• **Problem**
Provide only the number of lines in the listing that contain the string "Write".

• **Extracted entries**
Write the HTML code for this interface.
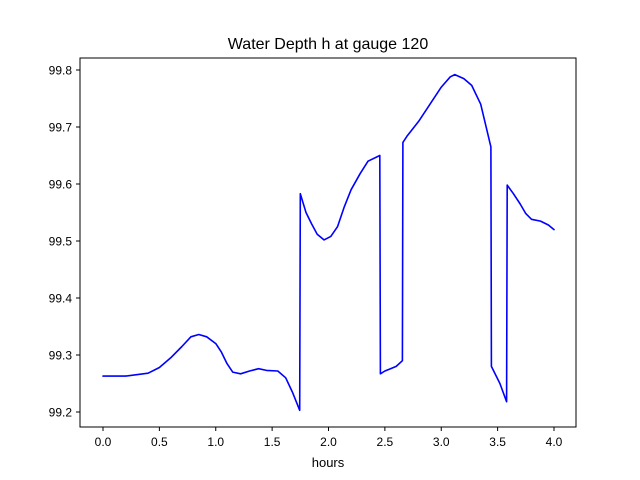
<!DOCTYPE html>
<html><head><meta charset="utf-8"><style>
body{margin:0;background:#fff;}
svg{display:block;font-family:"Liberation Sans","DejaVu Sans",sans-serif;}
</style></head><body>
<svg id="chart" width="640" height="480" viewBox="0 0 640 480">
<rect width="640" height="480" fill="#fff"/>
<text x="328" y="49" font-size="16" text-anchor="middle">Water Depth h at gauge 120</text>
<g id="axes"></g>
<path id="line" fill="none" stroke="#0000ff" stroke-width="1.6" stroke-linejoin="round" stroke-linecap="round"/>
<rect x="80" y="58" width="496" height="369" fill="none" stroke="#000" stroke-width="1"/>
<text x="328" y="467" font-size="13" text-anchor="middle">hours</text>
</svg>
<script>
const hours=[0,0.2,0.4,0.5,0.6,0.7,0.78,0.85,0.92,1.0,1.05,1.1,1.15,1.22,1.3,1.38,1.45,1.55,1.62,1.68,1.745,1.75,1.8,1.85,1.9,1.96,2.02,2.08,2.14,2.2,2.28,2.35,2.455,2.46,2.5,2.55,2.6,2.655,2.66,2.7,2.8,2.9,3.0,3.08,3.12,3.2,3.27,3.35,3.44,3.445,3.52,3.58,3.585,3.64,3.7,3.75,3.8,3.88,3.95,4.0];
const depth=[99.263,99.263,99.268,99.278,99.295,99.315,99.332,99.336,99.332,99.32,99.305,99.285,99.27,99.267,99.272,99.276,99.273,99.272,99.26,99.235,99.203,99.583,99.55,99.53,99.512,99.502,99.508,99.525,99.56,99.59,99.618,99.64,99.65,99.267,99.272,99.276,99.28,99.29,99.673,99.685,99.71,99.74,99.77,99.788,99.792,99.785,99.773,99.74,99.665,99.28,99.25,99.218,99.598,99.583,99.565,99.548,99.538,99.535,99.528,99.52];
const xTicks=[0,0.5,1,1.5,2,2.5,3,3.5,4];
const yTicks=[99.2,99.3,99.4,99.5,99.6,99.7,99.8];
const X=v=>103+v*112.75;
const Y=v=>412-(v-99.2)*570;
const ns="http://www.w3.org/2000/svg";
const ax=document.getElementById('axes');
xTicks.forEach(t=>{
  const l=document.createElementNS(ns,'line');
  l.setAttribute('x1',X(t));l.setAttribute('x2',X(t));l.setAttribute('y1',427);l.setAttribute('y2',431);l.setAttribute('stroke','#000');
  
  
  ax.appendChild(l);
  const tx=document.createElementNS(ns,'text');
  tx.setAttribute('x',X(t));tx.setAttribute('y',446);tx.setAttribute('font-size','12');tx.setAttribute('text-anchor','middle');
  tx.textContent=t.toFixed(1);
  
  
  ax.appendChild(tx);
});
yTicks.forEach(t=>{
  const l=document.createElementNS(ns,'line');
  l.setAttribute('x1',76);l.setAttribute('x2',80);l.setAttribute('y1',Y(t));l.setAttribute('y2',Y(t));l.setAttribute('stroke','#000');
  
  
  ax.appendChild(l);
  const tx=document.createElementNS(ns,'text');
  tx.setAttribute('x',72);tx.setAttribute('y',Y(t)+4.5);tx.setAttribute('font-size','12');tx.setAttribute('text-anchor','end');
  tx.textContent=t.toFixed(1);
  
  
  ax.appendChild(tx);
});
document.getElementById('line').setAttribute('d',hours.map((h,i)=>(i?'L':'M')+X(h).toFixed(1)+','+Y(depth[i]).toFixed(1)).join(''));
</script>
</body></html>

* * *

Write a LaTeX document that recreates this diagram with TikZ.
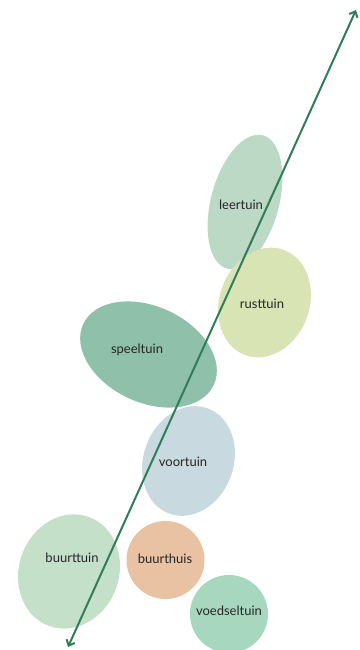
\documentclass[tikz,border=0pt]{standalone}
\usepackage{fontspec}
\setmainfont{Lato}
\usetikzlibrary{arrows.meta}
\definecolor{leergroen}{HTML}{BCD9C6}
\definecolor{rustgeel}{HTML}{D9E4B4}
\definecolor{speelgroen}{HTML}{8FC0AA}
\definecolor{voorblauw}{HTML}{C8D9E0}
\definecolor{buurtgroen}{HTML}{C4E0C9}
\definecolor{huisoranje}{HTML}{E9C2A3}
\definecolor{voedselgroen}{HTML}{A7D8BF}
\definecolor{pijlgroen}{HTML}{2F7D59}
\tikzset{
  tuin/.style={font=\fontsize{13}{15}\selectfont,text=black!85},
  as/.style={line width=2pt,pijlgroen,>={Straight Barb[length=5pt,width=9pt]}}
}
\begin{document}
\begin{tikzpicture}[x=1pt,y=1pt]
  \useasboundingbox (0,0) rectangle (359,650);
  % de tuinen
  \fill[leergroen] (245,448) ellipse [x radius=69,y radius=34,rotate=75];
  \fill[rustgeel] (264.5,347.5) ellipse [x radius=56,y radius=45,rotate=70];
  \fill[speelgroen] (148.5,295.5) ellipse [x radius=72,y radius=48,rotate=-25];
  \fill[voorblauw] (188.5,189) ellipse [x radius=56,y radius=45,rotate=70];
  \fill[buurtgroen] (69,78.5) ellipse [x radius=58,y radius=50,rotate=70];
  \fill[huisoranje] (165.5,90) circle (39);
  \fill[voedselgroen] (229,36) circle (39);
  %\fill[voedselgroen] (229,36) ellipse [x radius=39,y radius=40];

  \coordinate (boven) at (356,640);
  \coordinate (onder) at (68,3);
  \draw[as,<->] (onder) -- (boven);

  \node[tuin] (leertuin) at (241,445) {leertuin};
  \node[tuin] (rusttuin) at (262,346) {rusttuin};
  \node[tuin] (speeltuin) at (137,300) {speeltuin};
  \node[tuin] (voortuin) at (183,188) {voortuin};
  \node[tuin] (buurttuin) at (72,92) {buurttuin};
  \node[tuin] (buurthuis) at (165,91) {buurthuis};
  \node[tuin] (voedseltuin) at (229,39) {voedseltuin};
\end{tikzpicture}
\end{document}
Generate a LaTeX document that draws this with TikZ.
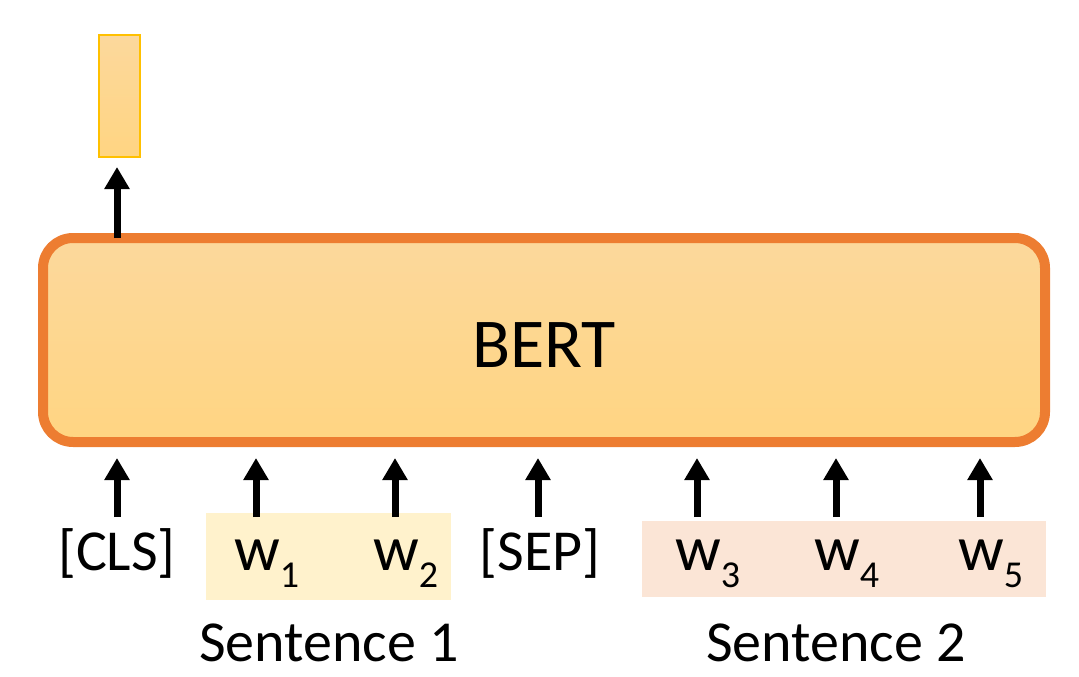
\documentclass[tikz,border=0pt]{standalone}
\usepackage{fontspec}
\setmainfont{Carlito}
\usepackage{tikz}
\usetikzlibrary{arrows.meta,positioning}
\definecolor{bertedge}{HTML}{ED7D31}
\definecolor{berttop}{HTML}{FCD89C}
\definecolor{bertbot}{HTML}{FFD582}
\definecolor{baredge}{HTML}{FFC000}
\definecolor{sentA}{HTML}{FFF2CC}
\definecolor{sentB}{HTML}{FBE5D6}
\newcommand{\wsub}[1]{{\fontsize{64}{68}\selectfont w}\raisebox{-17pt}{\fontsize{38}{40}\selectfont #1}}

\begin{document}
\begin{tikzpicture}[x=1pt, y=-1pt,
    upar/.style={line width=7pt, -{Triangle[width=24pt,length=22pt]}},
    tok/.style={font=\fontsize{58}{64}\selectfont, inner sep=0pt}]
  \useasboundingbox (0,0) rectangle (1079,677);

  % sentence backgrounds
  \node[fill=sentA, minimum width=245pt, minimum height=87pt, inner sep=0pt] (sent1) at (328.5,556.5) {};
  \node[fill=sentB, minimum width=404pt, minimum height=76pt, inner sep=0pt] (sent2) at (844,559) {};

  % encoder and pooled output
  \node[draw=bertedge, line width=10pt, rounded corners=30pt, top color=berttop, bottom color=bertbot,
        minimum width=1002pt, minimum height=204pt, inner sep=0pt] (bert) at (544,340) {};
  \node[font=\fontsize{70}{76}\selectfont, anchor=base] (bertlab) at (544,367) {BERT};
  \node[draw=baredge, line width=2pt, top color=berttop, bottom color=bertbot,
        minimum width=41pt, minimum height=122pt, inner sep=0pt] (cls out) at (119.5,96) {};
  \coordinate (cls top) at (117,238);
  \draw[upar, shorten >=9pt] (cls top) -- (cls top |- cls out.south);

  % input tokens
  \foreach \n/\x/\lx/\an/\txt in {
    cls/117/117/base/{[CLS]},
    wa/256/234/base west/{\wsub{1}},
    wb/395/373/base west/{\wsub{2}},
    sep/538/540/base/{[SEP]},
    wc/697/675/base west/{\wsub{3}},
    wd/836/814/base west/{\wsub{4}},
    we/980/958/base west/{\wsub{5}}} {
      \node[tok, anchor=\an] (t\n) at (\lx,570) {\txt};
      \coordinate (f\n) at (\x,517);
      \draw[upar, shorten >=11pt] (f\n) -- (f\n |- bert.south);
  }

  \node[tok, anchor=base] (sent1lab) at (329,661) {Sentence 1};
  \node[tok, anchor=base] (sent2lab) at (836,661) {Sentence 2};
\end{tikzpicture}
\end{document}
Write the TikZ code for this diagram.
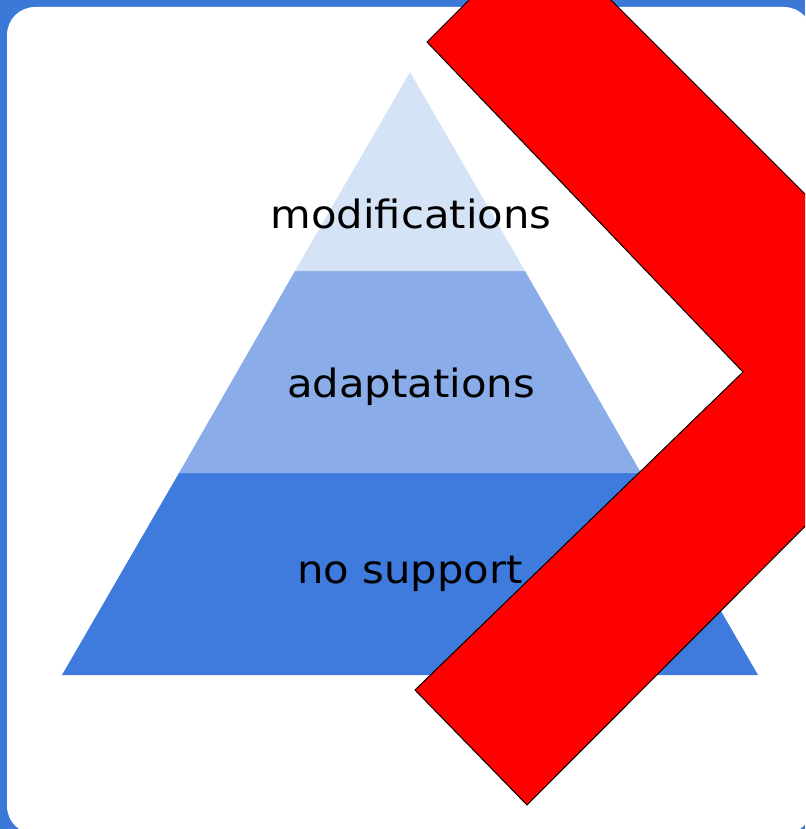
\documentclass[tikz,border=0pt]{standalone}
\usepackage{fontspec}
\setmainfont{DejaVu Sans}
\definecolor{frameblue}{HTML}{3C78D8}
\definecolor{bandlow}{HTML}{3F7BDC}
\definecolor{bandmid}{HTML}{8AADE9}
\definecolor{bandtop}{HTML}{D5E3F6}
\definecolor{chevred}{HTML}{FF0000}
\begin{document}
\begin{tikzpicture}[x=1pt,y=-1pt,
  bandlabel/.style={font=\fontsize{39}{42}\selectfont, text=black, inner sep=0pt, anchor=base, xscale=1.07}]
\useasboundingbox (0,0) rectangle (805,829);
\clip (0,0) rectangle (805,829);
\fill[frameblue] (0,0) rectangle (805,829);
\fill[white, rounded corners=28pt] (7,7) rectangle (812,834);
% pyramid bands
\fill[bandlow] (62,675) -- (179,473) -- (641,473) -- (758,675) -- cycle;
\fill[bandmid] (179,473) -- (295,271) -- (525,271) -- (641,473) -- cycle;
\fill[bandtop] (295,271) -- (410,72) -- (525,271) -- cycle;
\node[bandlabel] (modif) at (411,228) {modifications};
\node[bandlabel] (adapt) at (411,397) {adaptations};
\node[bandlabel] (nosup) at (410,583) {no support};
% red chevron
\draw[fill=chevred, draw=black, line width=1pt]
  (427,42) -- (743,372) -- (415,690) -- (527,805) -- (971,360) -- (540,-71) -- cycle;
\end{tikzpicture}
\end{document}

==

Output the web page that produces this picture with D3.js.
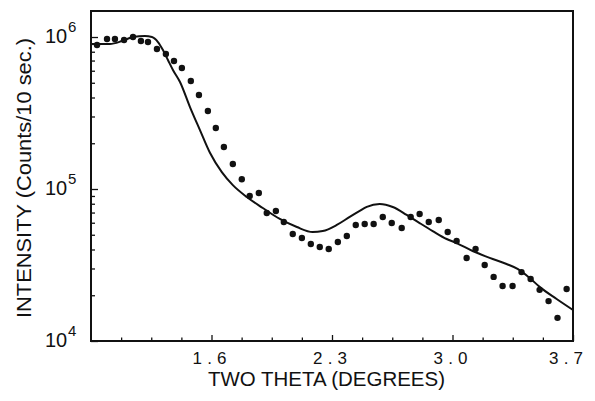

• **Problem solution**
3